Could the money be better spent by simply providing it to schools in the first place to fund their own interventions, which might for example, deploy their own staff of trained teachers to provide extra small-group tuition?

And given that school funding has been very uneven for many years, some schools will have less capacity to buy in this tutoring service even at a subsidised rate.

Overlooking older students

The other element of the package, the £650 million, seems much more straightforward. Unfortunately, however, there does not appear to be any money for early years or 16-19 provision.

These vital sectors were originally included in an early iteration of the announcement planned today, but were removed in a “corrected” version.

It doesn’t need me to point out the importance of early years and 16-19 education, and the fact that they are no longer included is a significant omission.

The announcement also promises that it will be for headteachers to decide how the money is spent, but then in the next breath says the government expects this to be spent on small-group tuition for whoever needs it. This is obviously a contradiction.

Leaders know best

Our view is very firmly that leaders should be able to decide on how to use catch-up money from a range of evidence-based interventions. That is because they know their pupils the best, and they are experts at identifying learning needs.

We cannot help thinking that, if professional associations had been involved in the process earlier on, we would have been able to advise and, at the very least, clarify some of these issues. We know that it is a democratically elected government with the right to decide, but it is surely just common sense to work together.

The problem here is not just for us, and our members, in now having to unpick exactly what all this means, and await the raft of guidance that will inevitably follow.

Chaos, still

It is also one for the government whose much-anticipated catch-up announcement, which is in many ways a really positive step forward, has once again landed somewhat chaotically.

In the meantime, there’s so much that hasn’t been done. There is no government plan for bringing back pupils in September, or even a timetable of when decisions will be made. There is no plan for next year’s exams or assessment, which are crucial elements in planning out next year’s provision.

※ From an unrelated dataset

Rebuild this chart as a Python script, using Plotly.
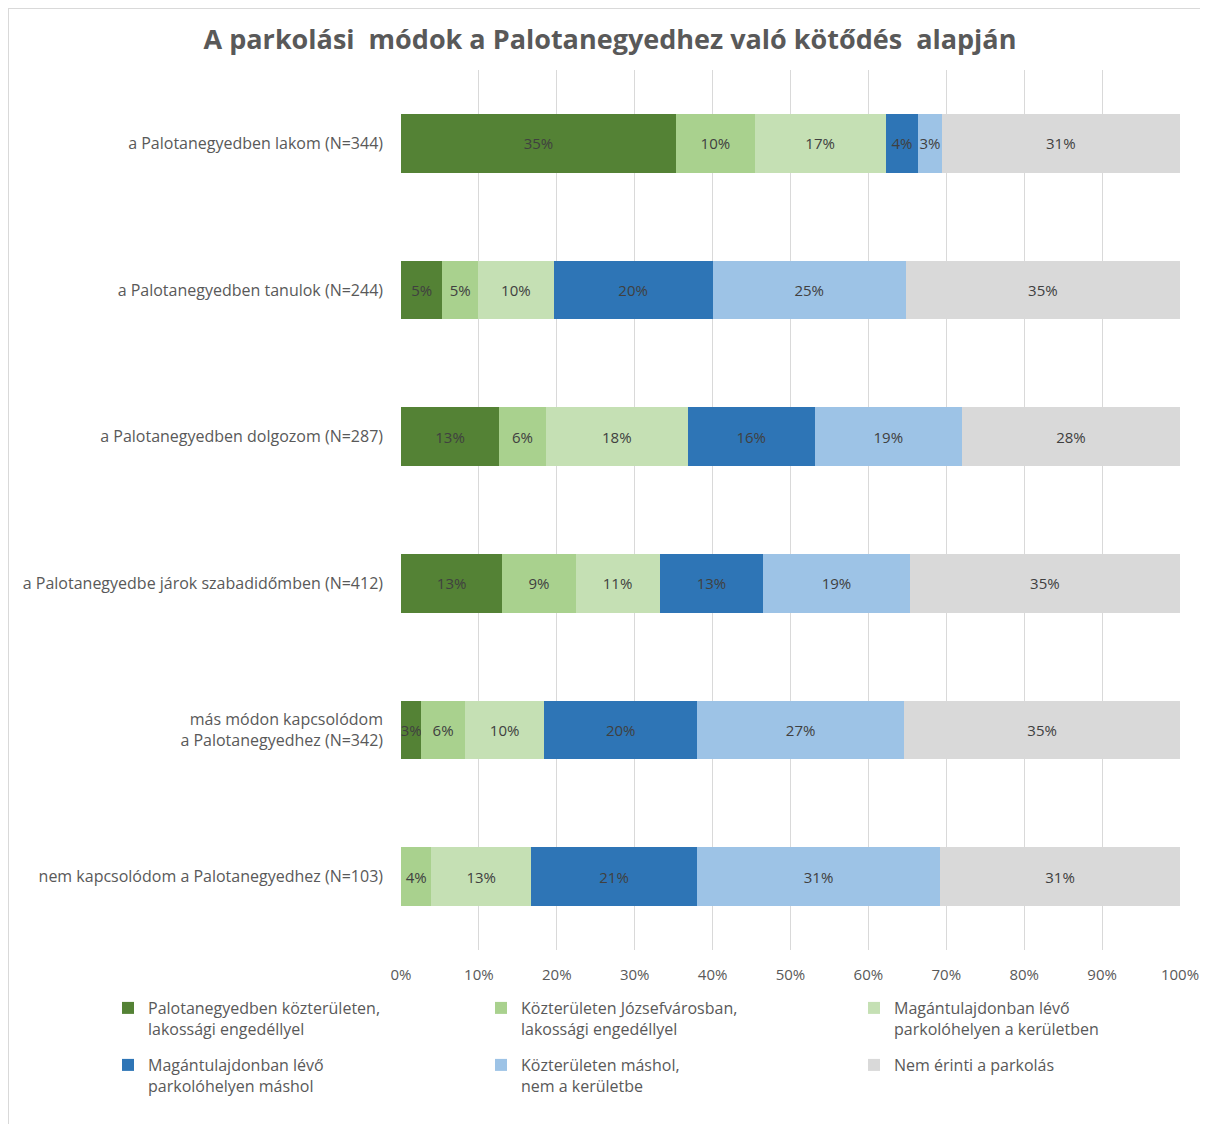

There is no sense of how the current government guidance, which restricts class sizes to no more than 15, may evolve over the coming weeks. There is no plan for rotas or extra classroom space or more teachers. We are clueless how the Year 10 and 12 students who started some face-to-face learning this week will be assessed in their examinations next summer.

There is, it seems, no plan for anything.

We must work together

All we are asking is to join together - the profession and the government - to hammer this out.

Let’s do the detail, stop worrying about eye-catching announcements, sense-check communication plans, and, please, rise above any infuriating, distracting political manoeuvring between various government departments.

Because the children of this country deserve better than this. They deserve a strategy. They deserve clarity. And they deserve some reassurance about when their entitlement to normal education may resume and quite what it may look like.